Officials here view deployment of the upgraded U.N. force as critical to preventing another outbreak of hostilities between Israel and Hezbollah, and to getting more humanitarian relief supplies into southern Lebanon.
As such they are welcoming the French decision to commit 2,000 troops to the envisaged 15,000-member force, and saying the United States would support either France or Italy to command the expanded version of the U.N. force in southern Lebanon, UNIFIL.
The French initially signaled a readiness to take the lead of the new UNIFIL, but hesitated last week and said they would commit a total of only 400 soldiers.
However, Thursday French President Jacques Chirac said he was ordering 1,600 additional troops to take part, drawing an expression of relief from the White House, which said President Bush welcomes the French decision.
European Union foreign ministers are to meet with U.N. Secretary-General Kofi Annan Friday in Brussels to discuss additional troop commitments and define rules of engagement for the force.
At a news briefing, State Department Acting Spokesman Gonzalo Gallegos said the United States wants a "robust" force that will facilitate withdrawal of Israeli troops from southern Lebanon, and help fulfill other provisions of the August 12 Security Council resolution ending the fighting between Israel and Hezbollah.
Those, he said, include blocking the transfer of all weapons into Lebanon except those approved by the Beirut government. In that regard, he condemned a statement Wednesday by Syrian President Bashar al-Assad that he would not accept a UNIFIL presence along his country's border with Lebanon.

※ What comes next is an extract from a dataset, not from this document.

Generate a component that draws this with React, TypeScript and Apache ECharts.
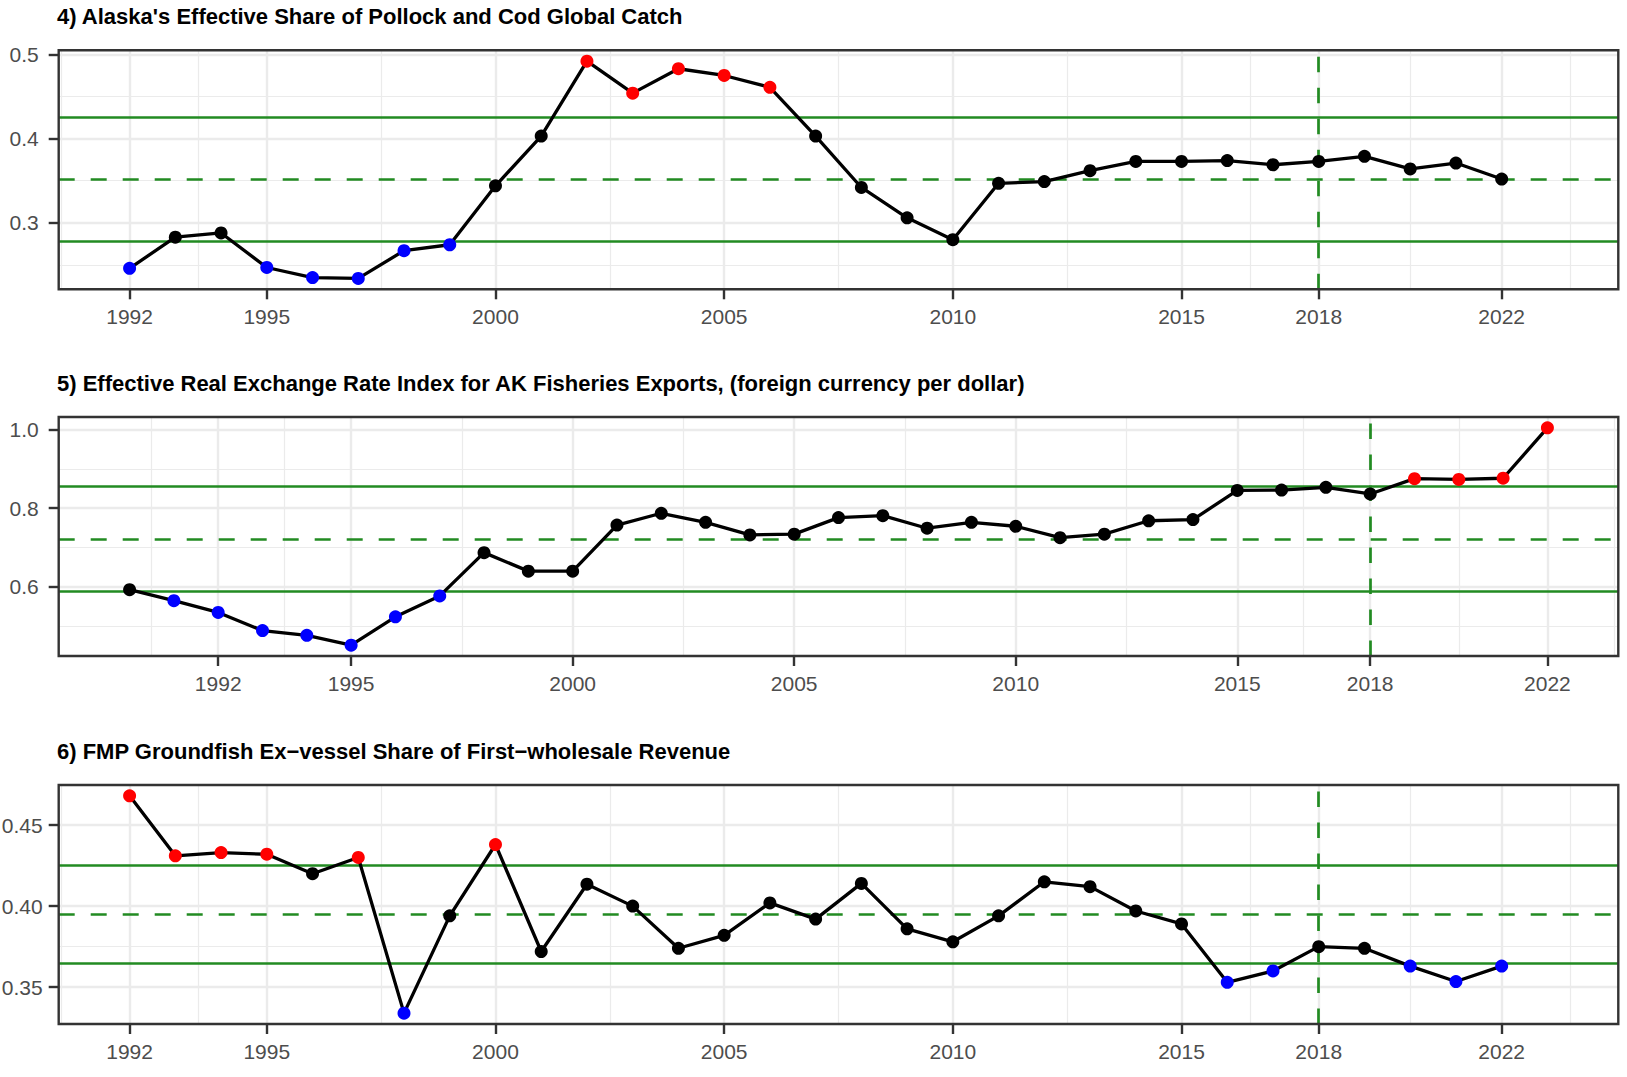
import React, { useEffect, useRef } from "react";
import * as echarts from "echarts";

// ---------------- data ----------------
const yearsA = [1992, 1993, 1994, 1995, 1996, 1997, 1998, 1999, 2000, 2001, 2002, 2003, 2004, 2005, 2006, 2007, 2008, 2009, 2010, 2011, 2012, 2013, 2014, 2015, 2016, 2017, 2018, 2019, 2020, 2021, 2022];
const yearsB = [1990, 1991, 1992, 1993, 1994, 1995, 1996, 1997, 1998, 1999, 2000, 2001, 2002, 2003, 2004, 2005, 2006, 2007, 2008, 2009, 2010, 2011, 2012, 2013, 2014, 2015, 2016, 2017, 2018, 2019, 2020, 2021, 2022];

const alaskaShare = [0.246, 0.283, 0.288, 0.247, 0.235, 0.234, 0.267, 0.274, 0.344, 0.403, 0.492, 0.454, 0.483, 0.475, 0.461, 0.403, 0.342, 0.306, 0.280, 0.347, 0.349, 0.362, 0.373, 0.373, 0.374, 0.369, 0.373, 0.379, 0.364, 0.371, 0.352];
const alaskaShareBands = [0.278, 0.352, 0.425]; // lower, mean, upper

const exchangeRate = [0.593, 0.565, 0.535, 0.489, 0.477, 0.452, 0.524, 0.577, 0.687, 0.640, 0.640, 0.757, 0.787, 0.764, 0.732, 0.734, 0.776, 0.781, 0.749, 0.764, 0.754, 0.725, 0.734, 0.768, 0.771, 0.845, 0.846, 0.853, 0.836, 0.875, 0.873, 0.876, 1.004];
const exchangeRateBands = [0.588, 0.720, 0.855];

const exvesselShare = [0.468, 0.431, 0.433, 0.432, 0.420, 0.430, 0.334, 0.394, 0.438, 0.372, 0.4135, 0.400, 0.374, 0.382, 0.402, 0.392, 0.414, 0.386, 0.378, 0.394, 0.415, 0.412, 0.397, 0.389, 0.353, 0.360, 0.375, 0.374, 0.363, 0.3535, 0.363];
const exvesselShareBands = [0.3645, 0.395, 0.425];

const xTickLabels = [1992, 1995, 2000, 2005, 2010, 2015, 2018, 2022];
const xLimitsA = [1992, 2023];
const xLimitsB = [1990, 2022];
const referenceYear = 2018;

const yTicksA = [0.3, 0.4, 0.5];
const yTicksB = [0.6, 0.8, 1.0];
const yTicksC = [0.35, 0.4, 0.45];

const titles = [
  "4) Alaska's Effective Share of Pollock and Cod Global Catch",
  "5) Effective Real Exchange Rate Index for AK Fisheries Exports, (foreign currency per dollar)",
  "6) FMP Groundfish Ex\u2212vessel Share of First\u2212wholesale Revenue",
];

// ---------------- layout / style ----------------
const W = 1627;
const H = 1077;
const FONT = '"Liberation Sans", Arial, Helvetica, sans-serif';
const GRID_LEFT = 58.7;
const GRID_WIDTH = 1559.6;
const PANEL_TOPS = [50.3, 417, 785];
const PANEL_HEIGHT = 239;
const TITLE_FS = 22;
const TITLE_CENTER_OFFSET = 33.5;
const TICK_FS = 21;
const BORDER = "#333333";
const GRID_COLOR = "#EBEBEB";
const GREEN = "#228B22";

function expand(lo: number, hi: number): [number, number] {
  const r = hi - lo;
  return [lo - 0.05 * r, hi + 0.05 * r];
}

function minorBreaks(major: number[], lo: number, hi: number): number[] {
  const d = major[1] - major[0];
  const b = major.slice();
  if (lo < b[0]) b.unshift(b[0] - d);
  if (hi > b[b.length - 1]) b.push(b[b.length - 1] + d);
  const out: number[] = [];
  for (let i = 0; i < b.length - 1; i++) {
    const m = (b[i] + b[i + 1]) / 2;
    if (m >= lo && m <= hi) out.push(m);
  }
  return out;
}

type Panel = {
  title: string;
  years: number[];
  values: number[];
  bands: number[];
  xLimits: number[];
  yTicks: number[];
  decimals: number;
  labelMargin: number;
};

const panels: Panel[] = [
  { title: titles[0], years: yearsA, values: alaskaShare, bands: alaskaShareBands, xLimits: xLimitsA, yTicks: yTicksA, decimals: 1, labelMargin: 20 },
  { title: titles[1], years: yearsB, values: exchangeRate, bands: exchangeRateBands, xLimits: xLimitsB, yTicks: yTicksB, decimals: 1, labelMargin: 20 },
  { title: titles[2], years: yearsA, values: exvesselShare, bands: exvesselShareBands, xLimits: xLimitsA, yTicks: yTicksC, decimals: 2, labelMargin: 16 },
];

function buildOption() {
  const title: any[] = [];
  const grid: any[] = [];
  const xAxis: any[] = [];
  const yAxis: any[] = [];
  const series: any[] = [];

  panels.forEach((p, i) => {
    const [xMin, xMax] = expand(p.xLimits[0], p.xLimits[1]);
    const [yMin, yMax] = expand(Math.min(...p.values), Math.max(...p.values));
    const xMajor = xTickLabels.filter((v) => v >= xMin && v <= xMax);
    const xMinor = minorBreaks(xTickLabels, xMin, xMax);
    const yMajor = p.yTicks;
    const yMinor = minorBreaks(p.yTicks, yMin, yMax);

    title.push({
      text: p.title,
      left: 57,
      top: PANEL_TOPS[i] - TITLE_CENTER_OFFSET - TITLE_FS / 2,
      padding: 0,
      textStyle: { fontFamily: FONT, fontSize: TITLE_FS, fontWeight: "bold", color: "#000000" },
    });

    grid.push({
      left: GRID_LEFT,
      top: PANEL_TOPS[i],
      width: GRID_WIDTH,
      height: PANEL_HEIGHT,
      show: true,
      borderColor: BORDER,
      borderWidth: 2.4,
      backgroundColor: "transparent",
      z: 10,
      containLabel: false,
      outerBoundsMode: "none",
    });

    xAxis.push({
      type: "value",
      gridIndex: i,
      min: xMin,
      max: xMax,
      axisLine: { show: false },
      axisTick: { show: true, length: 10, lineStyle: { color: BORDER, width: 2.4 }, customValues: xMajor },
      axisLabel: {
        customValues: xMajor,
        formatter: (v: number) => String(v),
        margin: 17,
        fontFamily: FONT,
        fontSize: TICK_FS,
        color: "#4D4D4D",
      },
      splitLine: { show: false },
    });

    yAxis.push({
      type: "value",
      gridIndex: i,
      min: yMin,
      max: yMax,
      axisLine: { show: false },
      axisTick: { show: true, length: 10, lineStyle: { color: BORDER, width: 2.4 }, customValues: yMajor },
      axisLabel: {
        customValues: yMajor,
        formatter: (v: number) => v.toFixed(p.decimals),
        margin: p.labelMargin,
        fontFamily: FONT,
        fontSize: TICK_FS,
        color: "#4D4D4D",
      },
      splitLine: { show: false },
    });

    const gl = (key: string, v: number, w: number) => ({ [key]: v, lineStyle: { color: GRID_COLOR, width: w, type: "solid" } });
    const gridLines = [
      ...xMinor.map((v) => gl("xAxis", v, 1.2)),
      ...yMinor.map((v) => gl("yAxis", v, 1.2)),
      ...xMajor.map((v) => gl("xAxis", v, 2.4)),
      ...yMajor.map((v) => gl("yAxis", v, 2.4)),
    ];

    series.push({
      type: "line",
      xAxisIndex: i,
      yAxisIndex: i,
      data: [],
      z: 1,
      silent: true,
      markLine: {
        z: 1,
        precision: 8,
        silent: true,
        symbol: ["none", "none"],
        label: { show: false },
        emphasis: { disabled: true },
        animation: false,
        data: gridLines,
      },
    });

    const [lower, mean, upper] = p.bands;
    series.push({
      type: "line",
      xAxisIndex: i,
      yAxisIndex: i,
      data: [],
      z: 2,
      silent: true,
      markLine: {
        z: 2,
        precision: 8,
        silent: true,
        symbol: ["none", "none"],
        label: { show: false },
        emphasis: { disabled: true },
        animation: false,
        data: [
          { yAxis: upper, lineStyle: { color: GREEN, width: 2.7, type: "solid" } },
          { yAxis: lower, lineStyle: { color: GREEN, width: 2.7, type: "solid" } },
          { yAxis: mean, lineStyle: { color: GREEN, width: 2.7, type: [16, 16] } },
          { xAxis: referenceYear, lineStyle: { color: GREEN, width: 2.7, type: [15.5, 15.5] } },
        ],
      },
    });

    const pts = p.years.map((y, k) => [y, p.values[k]]);
    series.push({
      type: "line",
      xAxisIndex: i,
      yAxisIndex: i,
      data: pts,
      z: 3,
      symbol: "none",
      silent: true,
      lineStyle: { color: "#000000", width: 3.3 },
    });

    series.push({
      type: "scatter",
      xAxisIndex: i,
      yAxisIndex: i,
      z: 4,
      silent: true,
      symbol: "circle",
      symbolSize: 13,
      data: p.years.map((y, k) => {
        const v = p.values[k];
        const color = v > upper ? "#FF0000" : v < lower ? "#0000FF" : "#000000";
        return { value: [y, v], itemStyle: { color, opacity: 1 } };
      }),
    });
  });

  return {
    animation: false,
    backgroundColor: "#FFFFFF",
    title,
    grid,
    xAxis,
    yAxis,
    series,
  };
}

export default function App() {
  const ref = useRef<HTMLDivElement>(null);
  useEffect(() => {
    if (!ref.current) return;
    const chart = echarts.init(ref.current, null, { renderer: "svg", width: W, height: H });
    chart.setOption(buildOption() as any);
    return () => chart.dispose();
  }, []);
  return (
    <div
      ref={ref}
      style={{ position: "absolute", left: 0, top: 0, width: W, height: H, background: "#FFFFFF" }}
    />
  );
}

The United States has long held that Syria has allowed its territory to be used for trans-shipment of Iranian arms to Hezbollah, and spokesman Gallegos said Syria, as a matter of international law, must obey the U.N. arms ban:
"It is a singular duty for Syria, as the one country apart from Israel that borders Lebanon, to do so," he said. "The Syrian suggestion that UNIFIL forces assisting the government of Lebanon to secure its borders will somehow be a hostile act, or a threat to Syria, is preposterous. We call on the Syrian regime to fulfill its international obligations and respect and abide by U.N. Security Council resolutions that reflect the unanimous consensus of the international community."
The Syrian President told Dubai television the presence of U.N. troops on the Lebanese side of the border would create what he termed "a state of hostility" between Syria and Lebanon.
Other Syrian officials have warned that if the envisaged deployment occurs, Syria would seal off the border with Lebanon, severing a critical economic lifeline for the country as it struggles to recover from more than a month of warfare.
Spokesman Gallegos said Secretary of State Condoleezza Rice discussed the situation by telephone Thursday with Lebanese Speaker of Parliament Nabih Berri, a leading Shi'ite politician who has been a go-between with Hezbollah.
The secretary also had a conversation late Wednesday with Israeli Prime Minister Ehud Olmert.
His office said he told Rice it is important that the U.N. resolution be implemented fully for the ceasefire to be preserved. Mr. Olmert was also quoted as saying a quick deployment of the force will allow Israel to remove its air and naval blockades on Lebanon.